AIM: Below is a block of records; reproduce all of them exactly and leave out any pictures.

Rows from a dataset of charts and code
▼
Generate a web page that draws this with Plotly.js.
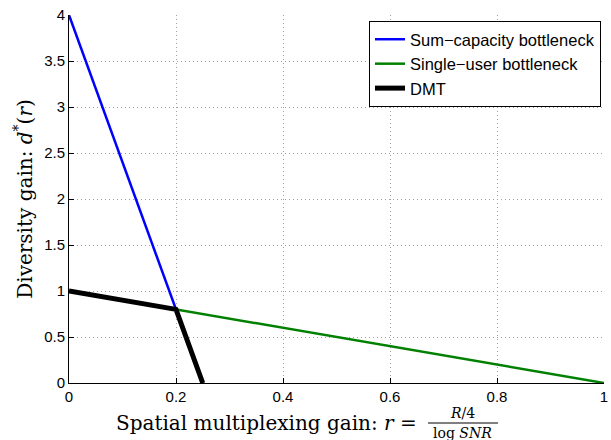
<!DOCTYPE html>
<html>
<head>
<meta charset="utf-8">
<script src="https://cdn.plot.ly/plotly-3.0.1.min.js"></script>
<style>html,body{margin:0;padding:0;background:#fff;}#chart{width:611px;height:440px;}</style>
</head>
<body>
<div id="chart"></div>
<script>
const seriesNames = ["Sum\u2212capacity bottleneck", "Single\u2212user bottleneck", "DMT"];
const sumCapX = [0, 0.25];
const sumCapY = [4, 0];
const singleX = [0, 1];
const singleY = [1, 0];
const dmtX = [0, 0.2, 0.25];
const dmtY = [1, 0.8, 0];
const xTicks = [0, 0.2, 0.4, 0.6, 0.8, 1];
const xTickLabels = ["0", "0.2", "0.4", "0.6", "0.8", "1"];
const yTicks = [0, 0.5, 1, 1.5, 2, 2.5, 3, 3.5, 4];
const yTickLabels = ["0", "0.5", "1", "1.5", "2", "2.5", "3", "3.5", "4"];

const traces = [
  {x: sumCapX, y: sumCapY, mode: "lines", name: seriesNames[0], line: {color: "#0000ff", width: 2.5}},
  {x: singleX, y: singleY, mode: "lines", name: seriesNames[1], line: {color: "#008000", width: 2.5}},
  {x: dmtX, y: dmtY, mode: "lines", name: seriesNames[2], line: {color: "#000000", width: 5}}
];

const serif = "DejaVu Serif, serif";
const sans = "Liberation Sans, Arial, sans-serif";

const axisCommon = {
  showline: true, linecolor: "#000", linewidth: 1,
  ticks: "inside", ticklen: 5, tickcolor: "#000",
  showgrid: true, gridcolor: "#a0a0a0", griddash: "1px,3px", gridwidth: 1,
  zeroline: false, mirror: false,
  tickfont: {family: sans, size: 15, color: "#000"}
};

const layout = {
  width: 611, height: 440,
  margin: {l: 69, r: 7, t: 15, b: 57},
  paper_bgcolor: "#fff", plot_bgcolor: "#fff",
  showlegend: true,
  legend: {
    x: 0.9944, xanchor: "right", y: 0.9837, yanchor: "top",
    bgcolor: "#fff", bordercolor: "#000", borderwidth: 1,
    font: {family: sans, size: 16.5, color: "#000"},
    tracegroupgap: 0, itemwidth: 30
  },
  xaxis: Object.assign({}, axisCommon, {
    range: [0, 1], tickvals: xTicks, ticktext: xTickLabels
  }),
  yaxis: Object.assign({}, axisCommon, {
    range: [0, 4], tickvals: yTicks, ticktext: yTickLabels,
    title: {text: "Diversity gain: <i>d</i><sup>*</sup>(<i>r</i>)", font: {family: serif, size: 20, color: "#000"}, standoff: 6}
  }),
  annotations: [
    {xref: "paper", yref: "paper", x: 0.652, y: -0.1087, xanchor: "right", yanchor: "middle",
     text: "Spatial multiplexing gain: <i>r</i> =", showarrow: false, borderpad: 0,
     font: {family: serif, size: 20, color: "#000"}},
    {xref: "paper", yref: "paper", x: 0.7364, y: -0.106, xanchor: "center", yanchor: "bottom",
     text: "<i>R</i>/4", showarrow: false, borderpad: 0, font: {family: serif, size: 14, color: "#000"}},
    {xref: "paper", yref: "paper", x: 0.7364, y: -0.1114, xanchor: "center", yanchor: "top",
     text: "log <i>SNR</i>", showarrow: false, borderpad: 0, font: {family: serif, size: 14, color: "#000"}}
  ],
  shapes: [
    {type: "line", xref: "paper", yref: "paper", x0: 0.671, x1: 0.802, y0: -0.1087, y1: -0.1087,
     line: {color: "#000", width: 1}}
  ]
};

Plotly.newPlot("chart", traces, layout, {displayModeBar: false, staticPlot: true});
</script>
</body>
</html>
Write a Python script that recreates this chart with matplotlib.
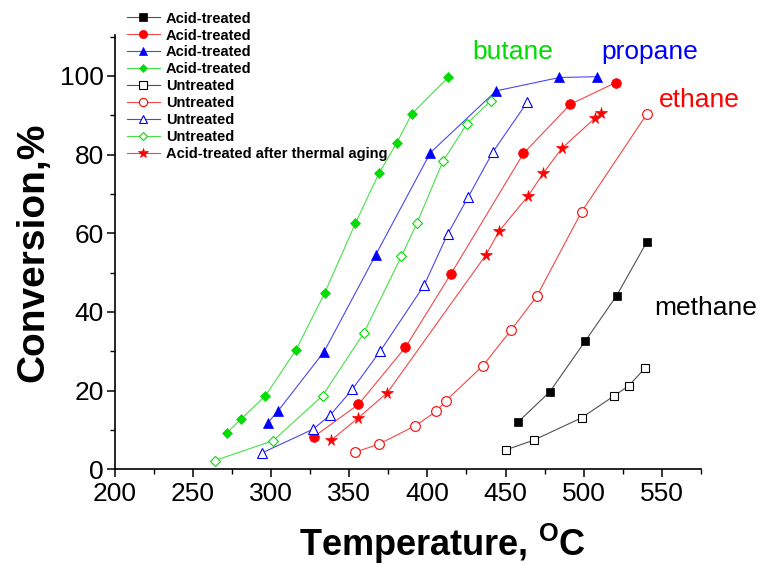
▲
FINAL RESULT:
Generate a web page that draws this with Plotly.js.
<!DOCTYPE html>
<html>
<head>
<meta charset="utf-8">
<script src="https://cdn.plot.ly/plotly-3.0.1.min.js"></script>
<style>html,body{margin:0;padding:0;background:#fff;}#chart{width:611px;height:440px;}</style>
</head>
<body>
<div id="chart"></div>
<script>
const seriesNames = ["Sum\u2212capacity bottleneck", "Single\u2212user bottleneck", "DMT"];
const sumCapX = [0, 0.25];
const sumCapY = [4, 0];
const singleX = [0, 1];
const singleY = [1, 0];
const dmtX = [0, 0.2, 0.25];
const dmtY = [1, 0.8, 0];
const xTicks = [0, 0.2, 0.4, 0.6, 0.8, 1];
const xTickLabels = ["0", "0.2", "0.4", "0.6", "0.8", "1"];
const yTicks = [0, 0.5, 1, 1.5, 2, 2.5, 3, 3.5, 4];
const yTickLabels = ["0", "0.5", "1", "1.5", "2", "2.5", "3", "3.5", "4"];

const traces = [
  {x: sumCapX, y: sumCapY, mode: "lines", name: seriesNames[0], line: {color: "#0000ff", width: 2.5}},
  {x: singleX, y: singleY, mode: "lines", name: seriesNames[1], line: {color: "#008000", width: 2.5}},
  {x: dmtX, y: dmtY, mode: "lines", name: seriesNames[2], line: {color: "#000000", width: 5}}
];

const serif = "DejaVu Serif, serif";
const sans = "Liberation Sans, Arial, sans-serif";

const axisCommon = {
  showline: true, linecolor: "#000", linewidth: 1,
  ticks: "inside", ticklen: 5, tickcolor: "#000",
  showgrid: true, gridcolor: "#a0a0a0", griddash: "1px,3px", gridwidth: 1,
  zeroline: false, mirror: false,
  tickfont: {family: sans, size: 15, color: "#000"}
};

const layout = {
  width: 611, height: 440,
  margin: {l: 69, r: 7, t: 15, b: 57},
  paper_bgcolor: "#fff", plot_bgcolor: "#fff",
  showlegend: true,
  legend: {
    x: 0.9944, xanchor: "right", y: 0.9837, yanchor: "top",
    bgcolor: "#fff", bordercolor: "#000", borderwidth: 1,
    font: {family: sans, size: 16.5, color: "#000"},
    tracegroupgap: 0, itemwidth: 30
  },
  xaxis: Object.assign({}, axisCommon, {
    range: [0, 1], tickvals: xTicks, ticktext: xTickLabels
  }),
  yaxis: Object.assign({}, axisCommon, {
    range: [0, 4], tickvals: yTicks, ticktext: yTickLabels,
    title: {text: "Diversity gain: <i>d</i><sup>*</sup>(<i>r</i>)", font: {family: serif, size: 20, color: "#000"}, standoff: 6}
  }),
  annotations: [
    {xref: "paper", yref: "paper", x: 0.652, y: -0.1087, xanchor: "right", yanchor: "middle",
     text: "Spatial multiplexing gain: <i>r</i> =", showarrow: false, borderpad: 0,
     font: {family: serif, size: 20, color: "#000"}},
    {xref: "paper", yref: "paper", x: 0.7364, y: -0.106, xanchor: "center", yanchor: "bottom",
     text: "<i>R</i>/4", showarrow: false, borderpad: 0, font: {family: serif, size: 14, color: "#000"}},
    {xref: "paper", yref: "paper", x: 0.7364, y: -0.1114, xanchor: "center", yanchor: "top",
     text: "log <i>SNR</i>", showarrow: false, borderpad: 0, font: {family: serif, size: 14, color: "#000"}}
  ],
  shapes: [
    {type: "line", xref: "paper", yref: "paper", x0: 0.671, x1: 0.802, y0: -0.1087, y1: -0.1087,
     line: {color: "#000", width: 1}}
  ]
};

Plotly.newPlot("chart", traces, layout, {displayModeBar: false, staticPlot: true});
</script>
</body>
</html>
Write a Python script that recreates this chart with matplotlib.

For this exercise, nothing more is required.